Psicoanálisis de la selección
A fines de los cincuenta, inmediatamente después del éxito de Brasil en el mundial de Suecia, el Athletic de Bilbao contrató a un técnico de ese país suramericano en cuyo carné de identidad decía que su profesión era la de psicólogo. Se llamaba Martín Francisco, por lo que la chavalería bilbaína le bautizó como Martín Paco. Un psicólogo era lo que necesitaba aquel equipo tras el trauma de la salida de Daucik, con el que los de San Mamés habían conquistado dos copas y una liga. Martín Paco no logró ningún título, pero hizo una gran labor terapeútica. Su principal mérito fue convencer a los rojiblancos de que eran capaces de marcar los goles en racimo: 33 anotaron en cuatro partidos consecutivos, contra el Gijón, Celta, Osasuna y Betis. Una media de ocho tantos por encuentro. La selección española, especialmente la quinta esa que constituye su columna vertebral desde hace años, hubiera necesitado los servicios de un psicoanalista, o al menos de un Martín Paco.¿A quién asesinaba simbólicamente Michel con aquellas puñaladas al aire con que se desfogaba tras cada uno de sus goles a Corea? "Me lo merezco", gritaba mientras señalaba su pecho en pleno delirio y, corría sin rumbo, como buscando a alguien que sin duda habitaba dentro de su corazón. Al finalizar el partido descubrió a su padre en la grada, y a él entregó su sudada camiseta. Todo bastante transparente, pese a lo cual ni Delgado Meco ni Luis Suárez acertaron con el tratamiento adecuado.

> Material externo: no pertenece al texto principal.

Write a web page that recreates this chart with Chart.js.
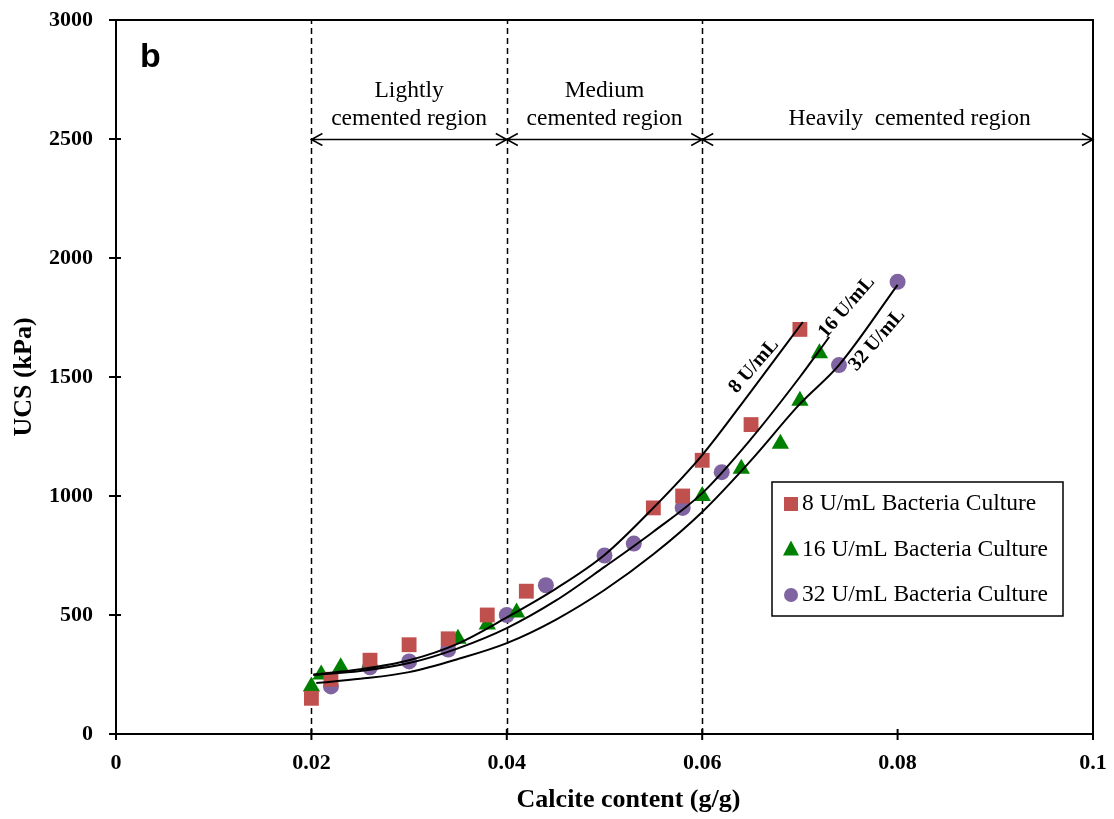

El gallego tampoco supo comprender, pese a la sabiduría atribuida a todo antiguo interior izquierda, que el problema de Martín Vazquez era la barba que se dejó crecer en vísperas del mundial. Como Suárez hace treinta años, Martín Vázquez había desertado para irse a Italia. No debía tenerlas todas consigo cuando pretendió ocultarse tras esa careta que le ha oscurecido la mente en los momentos decisivos. Si Luis Suárez hubiera sido más perspicaz hubiera ordenado a su discípulo que se afeitase antes del partido contra Yugoslavia. Es casi seguro que con ello Martín Vázquez hubiera acertado con el marco de Ivcovik tras el segundo recorte, en el minuto 51, y todo hubiera sido diferente.
Butragueño atraviesa el síndrome de Peter Pan. Se ha plantado en los 27 con el mismo aspecto que tenía cuando cursaba cuarto de bachiller en el colegio de los Escolapios, y sigue resistiéndose a crecer. Un tratamiento de choque (y nunca mejor dicho) hubiera requerido combinar la persuasión y la vitamina C. Mucho zumo de naranja y algo de terapia ocupacional. Por ejemplo, encargarle de limpiar las botas después de cada entrenamiento. De esa manera hubiera comprendido para qué sirven y optado por el disparo seco, modo Schillaci, con preferencia al regate circular. Pues hay que ayudarle a salir de esa espiral reiterativa en que está atrapado.
Claro que siempre cabe argumentar que el cuarto de la quinta, Manolo Sanchis, no ha necesitado hacerse la permanente chez Lacan para conservar la cabeza despejada. Pero es que en su caso se ha aplicado una fórmula alternativa, la misma que, a espaldas de Martín Francisco, seguía cierto masajista del Athletic hace tres décadas. Cuando veía a algún jugador cariacontecido, tristón, como dudando, le miraba a los ojos y dictaminaba: "éste lo que necesita es comer buenas chuletas". Y lo mandaba a pasar unos días en La Rioja. De dónde volvía tan campante y con hambre de cuero.